1. Same way that dropbox can be compromised: your account gets hacked or the provider gets hacked.
2. While I agree that a server with only sshd and auto-updates enabled would be pretty hard to compromise (foregoing the above), I doubt that's the typical setup. Most people probably have a "general purpose" VPS that they use to host all sorts of stuff, which means there's lots blindly typing in "npm install ..." or even "curl ... | sh" going on.
I periodically do a "git pull" onto an encrypted HDD that's stored at the office.
Offsite and backups outside of my normal backup procedures, in case I'm suddenly really screwed.
The PGP key is on a YubiKey, and I have an encrypted offline backup of that as well.
Exactly what I told my Phillipino mother in law to protect her AOL account. I can't imagine why she doesn't do it.
I'm not sure whether that's actually better than storing it on github (or any other professionally managed git instance). Sure, you gain some security by obscurity (because your VPS isn't a juicy target like github is), but that's about it. If the FBI is after you, they can send a letter to your VPS provider just like they can send a letter to github. I probably also expect github to do a better job at keeping their systems secure than an amateur sysadmin. In both cases the chance of getting hacked is fairly low, but the whole point of a password manager is that you don't have to rely on the storage service being secure to keep your passwords safe. If you need to rely on the storage service (eg. git server) to be not compromised for your passwords to be safe, then that kills a large benefit of using a password manager.
And unless that VPS is in the US or provided by a US company, it's unlikely the FBI will get much of a useful response to that letter. Some countries' LEAs cooperate with the FBI and other American LEAs, but not all.
Tailscale or zerotier. It's a solved problem. You don't need to use a vps at all.
Nope. My account on my vps is protected with a strong ssh key and password-logins disabled. Also fail2ban is set up to forever disallow ips that try failed logins. So not the same at all.
> lots blindly typing in "npm install ..." or even "curl ... | sh" going on.
Nope
>Nope. My account on my vps is protected with a strong ssh key and password-logins disabled. Also fail2ban is set up to forever disallow ips that try failed logins.
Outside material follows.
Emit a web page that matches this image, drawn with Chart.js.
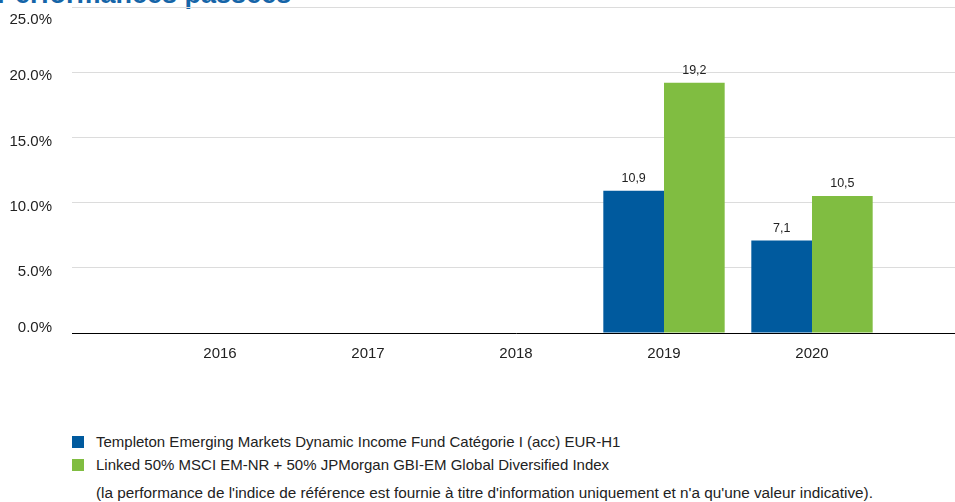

So not the same at all.
By "account", I don't mean the account in /etc/passwd on your VPS, I mean the account with your hosting provider. That can be hacked/phished just like a dropbox account, not to mention the provider themselves getting hacked or social engineered.
The Fortune 50's compliance team carefully evaluated many open source licenses, including MIT, BSD, GPL, Apache, etc. and determined that GPL is the best for their company for internal tools such as these, that must be wholly separate from any product offerings.
And when I say carefully, I mean multiple lawyers, for multiple years, considering many worldwide regulatory compliance laws. GPL won over all the other options.
What about MIT or (two-clause) BSD makes it harder to comply with? Would attribution be an excessive burden for them in case such code ended up in their own products?
My understanding is that BSD and Apache were historically favorable licenses for code that was intended to promote a protocol and make it an industry standard. Easy reuse helped achieving this goal. For example, IIRC FreeBSD's TCP/IP code was repurposed for Windows and MacOS X, and the Apache HTTP server also went a long way toward establishing HTTP as a standard.
Edit: Paragraph on standards.
This necessarily included all updates to the code, subsequent patches by external contributors that come downstream, subsequent patches by internal contributors that go upstream, eventual sunset of the code, etc.
GPL was akin to a bright highlighter stating "internal use only".